= Exercise objective =
Extract everything from the first line through the line with "a, b = 0.0702, 0.0506", both ends included, except for any pictures.
>> start Data segment
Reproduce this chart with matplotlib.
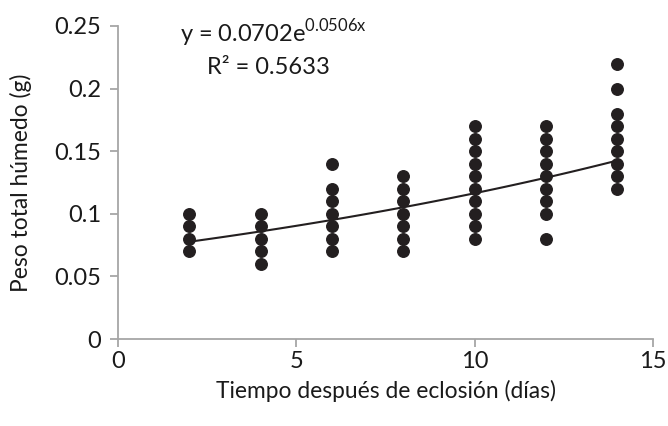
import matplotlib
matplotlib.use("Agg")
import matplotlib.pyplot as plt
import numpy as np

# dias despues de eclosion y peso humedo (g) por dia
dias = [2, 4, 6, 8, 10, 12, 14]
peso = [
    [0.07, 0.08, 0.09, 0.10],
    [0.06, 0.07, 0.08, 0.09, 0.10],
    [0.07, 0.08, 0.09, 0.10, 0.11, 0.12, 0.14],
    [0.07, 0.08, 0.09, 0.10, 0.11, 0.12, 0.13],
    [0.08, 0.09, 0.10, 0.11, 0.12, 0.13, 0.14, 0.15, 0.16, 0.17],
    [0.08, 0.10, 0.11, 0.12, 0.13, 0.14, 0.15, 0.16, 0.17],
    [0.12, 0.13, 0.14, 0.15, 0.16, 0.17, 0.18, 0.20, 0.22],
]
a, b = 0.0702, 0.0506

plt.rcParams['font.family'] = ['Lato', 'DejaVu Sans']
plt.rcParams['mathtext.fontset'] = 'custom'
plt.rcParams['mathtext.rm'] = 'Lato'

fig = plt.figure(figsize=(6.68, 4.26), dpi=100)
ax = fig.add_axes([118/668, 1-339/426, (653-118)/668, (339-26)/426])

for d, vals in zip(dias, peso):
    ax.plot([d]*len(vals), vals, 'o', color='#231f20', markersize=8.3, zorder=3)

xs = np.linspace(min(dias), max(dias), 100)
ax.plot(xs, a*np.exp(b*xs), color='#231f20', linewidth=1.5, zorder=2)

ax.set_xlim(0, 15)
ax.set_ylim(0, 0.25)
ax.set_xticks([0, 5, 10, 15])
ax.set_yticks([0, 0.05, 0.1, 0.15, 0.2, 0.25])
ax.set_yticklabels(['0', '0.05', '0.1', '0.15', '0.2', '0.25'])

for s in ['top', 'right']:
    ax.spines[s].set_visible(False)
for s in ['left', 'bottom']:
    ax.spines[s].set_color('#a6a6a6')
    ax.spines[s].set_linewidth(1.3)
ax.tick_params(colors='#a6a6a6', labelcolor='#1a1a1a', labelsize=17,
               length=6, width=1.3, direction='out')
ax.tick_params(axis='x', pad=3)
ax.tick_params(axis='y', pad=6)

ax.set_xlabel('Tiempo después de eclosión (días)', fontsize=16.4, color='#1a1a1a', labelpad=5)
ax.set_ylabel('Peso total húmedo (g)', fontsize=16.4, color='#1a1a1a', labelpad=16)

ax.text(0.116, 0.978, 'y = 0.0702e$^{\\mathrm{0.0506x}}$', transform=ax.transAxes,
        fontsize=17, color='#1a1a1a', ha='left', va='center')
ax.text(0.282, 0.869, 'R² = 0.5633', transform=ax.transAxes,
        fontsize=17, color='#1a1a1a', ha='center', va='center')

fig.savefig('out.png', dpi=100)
>> end Data segment
= Correct result =
Reproduce this chart with matplotlib.
import matplotlib
matplotlib.use("Agg")
import matplotlib.pyplot as plt
import numpy as np

# dias despues de eclosion y peso humedo (g) por dia
dias = [2, 4, 6, 8, 10, 12, 14]
peso = [
    [0.07, 0.08, 0.09, 0.10],
    [0.06, 0.07, 0.08, 0.09, 0.10],
    [0.07, 0.08, 0.09, 0.10, 0.11, 0.12, 0.14],
    [0.07, 0.08, 0.09, 0.10, 0.11, 0.12, 0.13],
    [0.08, 0.09, 0.10, 0.11, 0.12, 0.13, 0.14, 0.15, 0.16, 0.17],
    [0.08, 0.10, 0.11, 0.12, 0.13, 0.14, 0.15, 0.16, 0.17],
    [0.12, 0.13, 0.14, 0.15, 0.16, 0.17, 0.18, 0.20, 0.22],
]
a, b = 0.0702, 0.0506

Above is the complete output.